By the mid-'30s the Communist Party had broken from the radicalism of the "Third Period" and was firmly wedded to the "Popular Front" line of open class collaboration in support of FDR. By 1941 the CP became Roosevelt's most slavish sycophant, instituting the no-strike pledge on behalf of U.S. capitalism's war to preserve and expand its empire. The CP made an open bloc with racism. When the "progressive" Earl Warren, acting on FDR's orders, interned the Japanese-Americans in concentration camps, stealing their property, the Stalinists not only refused to protest this racist atrocity, but told their own Japanese-American members to get lost. In 1945 the CP hailed the A-bombing of Hiroshima and Nagasaki! While the Jim Crow U.S. was fighting its "war for democracy" with a segregated army and navy, the CP opposed every struggle for black rights on the grounds that it would "disrupt the war effort."

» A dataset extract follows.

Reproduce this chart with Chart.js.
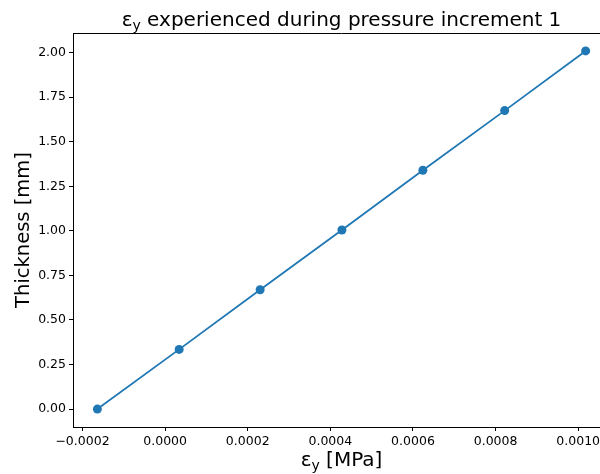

The Trotskyists in the then-revolutionary Socialist Workers Party opposed the bosses' imperialist war, while defending the Soviet Union and fighting to continue the class struggle, including militant support to black rights. While black soldiers and sailors were segregated and assigned the most humiliating, dirty and dangerous tasks, their wives and sisters were among those who suffered at home from the pro-imperialist betrayals of the labor tops and Communist Party. Brought into heavy industry in large numbers during the war, at war's end they were unceremoniously dumped back into low-paying service jobs or unemployment. Needless to say, the labor bureaucracy and the CP—which called for making the no-strike pledge permanent—took no effective action to save their jobs. The CP's "reward" for its class collaboration was the 1950s Cold War witchhunt, which shattered what was left of its mass influence.It'll Take a Socialist Revolution to Finish the Civil War
Today the Spartacist League continues the fight for an American workers party, in opposition to those like the CP who tell workers and blacks to be passive and rely on "good" capitalist politicians. The CP cynically uses the history of the Civil War to cover its alliance with the liberal imperialist bourgeoisie today. We say it's going to take a socialist revolution to finish what the Civil War started! For the CP, women, blacks and the working class are simply three "constituencies" within capital¬ism, whom they tell to petition the racist, bourgeois state to ameliorate their oppressed condition. But exploitation of the working class is the motor force of capitalism. And capitalist society can never replace the family unit, the main social institution oppressing women. For blacks, the deeply embedded racism of American society, their forced segregation into miserable, rotting ghettos cannot be overcome short of ripping up this institutionalized oppression in socialist revolution. Our strategy is to build a women's section of a revolutionary vanguard party, to link the fight against the particular oppression of women to the power of the working class. A vital component of black leadership will be key to the second American revolution; we have fought since our inception for black Trotskyist cadre and leadership of an integrated mass workers party, like Lenin's Bolsheviks, that can lead all the oppressed against their common enemy, the capitalist class, in battle for the American socialist revolution."